Nextgov was pre-briefed by the Intelligence Advanced Research Projects Activity on a soon-to-be-released, broad agency announcement that might one day help combat disinformation campaigns and human trafficking.
The intelligence community’s research arm is preparing to develop new artificial intelligence systems that can identify who, or what, authored any specific text—and on the flip side, advanced systems targeting features to protect authors’ privacy.
“This effort, we think, is potentially game-changing for tracking disinformation campaigns, and things like combating human trafficking and other malicious activities that go on in online text forums, and elsewhere using text,” Dr. Timothy McKinnon told Nextgov in a recent interview.
McKinnon is the Intelligence Advanced Research Projects Activity program manager leading this work, which is deemed the HIATUS—or, human interpretable attribution of text using underlying structure—program.
IARPA will likely release a broad agency announcement next week to solicit research proposals for HIATUS. McKinnon provided an early look at the about-to-unfold project, which marks the IC’s latest research and development effort in human language technology.
“We anticipate that the program will last 42 months after it kicks off,” he confirmed.
The challenges IARPA aims to confront through HIATUS are incredibly complex.
“For a little bit of context, like just think about if you had 100 different people, and you ask them to describe some simple thing—like how to open a door—in two sentences or one sentence, you’d probably get about 100 different answers, right?” McKinnon said. “And, you know, each person sort of has their own idiosyncrasies as an author that are potentially used by authorship attribution systems.”
Heaps of multilingual raw text are produced by anonymous authors—both human and machine—every day. As the program manager noted, such materials generally contain linguistic components that can be used to pinpoint precisely who crafted the information, or to safeguard authors’ identities if attribution could put them in some sort of danger.
“With attribution, what we're doing is we're identifying stylistic features. So, these are things like word placement and syntax that can identify who wrote a given text. Think about it as like your written fingerprint, right? What characteristics make your writing unique? So the technology would be able to identify that fingerprint compared against a corpus of other documents, and match them up if they are from the same author,” he explained. “On the privacy side, what the technology would do is it would figure out ways that text could be modified so that it no longer looks like a person's writing.”

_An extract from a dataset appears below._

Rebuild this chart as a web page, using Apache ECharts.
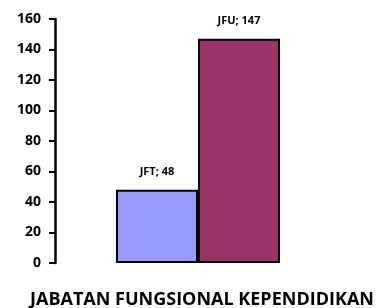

The program is structured in a way that puts these two elements in competition with one another to really drive development on both sides. Through HIATUS, officials are essentially embracing authorship attribution and privacy as an adversarial machine learning problem since development and evaluation involve competition between those two components.
Up to this point, there are really only three categories of approaches to the issues that IARPA’s team intends to address.
Through traditional manual approaches, human experts can analyze text and search for overlap or qualities of a specific author. Another category involves machine learning and algorithmic techniques like logistic regression or Bayesian models, but McKinnon said those don’t scale well across different text genres.
The third set of techniques is “very new,” he noted. It incorporates neural language models, which are sophisticated systems that represent human language.
“The problem with those models is that even though they're very, very fast—and they perform very well—we don't understand, really, what's going on inside of them. They're very complex,” McKinnon said. “And so what HIATUS is seeking to do, among other things, is to unearth some of the rationale underpinning those models’ behavior, so that you can actually, you know, when we perform attribution or we perform authorship privacy, we're able to really understand why the system is behaving the way it is, and be able to verify that it's not picking up on spurious stuff and that it's doing the right thing.”
When the BAA is launched, proposers will have the opportunity to highlight their own research and development in this realm and suggest how IARPA should move forward to meet its overall objectives.
“We're looking to develop systems that can be robustly performant across diverse domains and genres of text—and also, there's going to be foreign languages involved in the program as it progresses as well,” McKinnon said.
As the IC’s key research and development hub, IARPA conducts exploratory ventures and doesn't have much of a role in fully deploying or operationalizing the technology it creates. Once it’s done, the tools are shipped out to agencies to implement based on their own specific needs.
Roughly 70% of its completed research efforts transition to other government partners.
For that reason and others, though, officials don’t speculate in great detail about use cases that could blossom down the line, from what they’ve produced.
Still, McKinnon noted that this work could have major impacts associated with combatting human trafficking, or understanding and stopping the increasingly sophisticated malicious influence campaigns on the internet.
“Let’s take a disinformation campaign as an example of what the technology could do. Imagine you had machine-generated text that was being created online to conduct a disinformation campaign,” McKinnon said. “What the technology will be able to do is it will be able to identify, potentially, the fact that a machine generated the text, and also help you understand which groups are engaged in those activities.”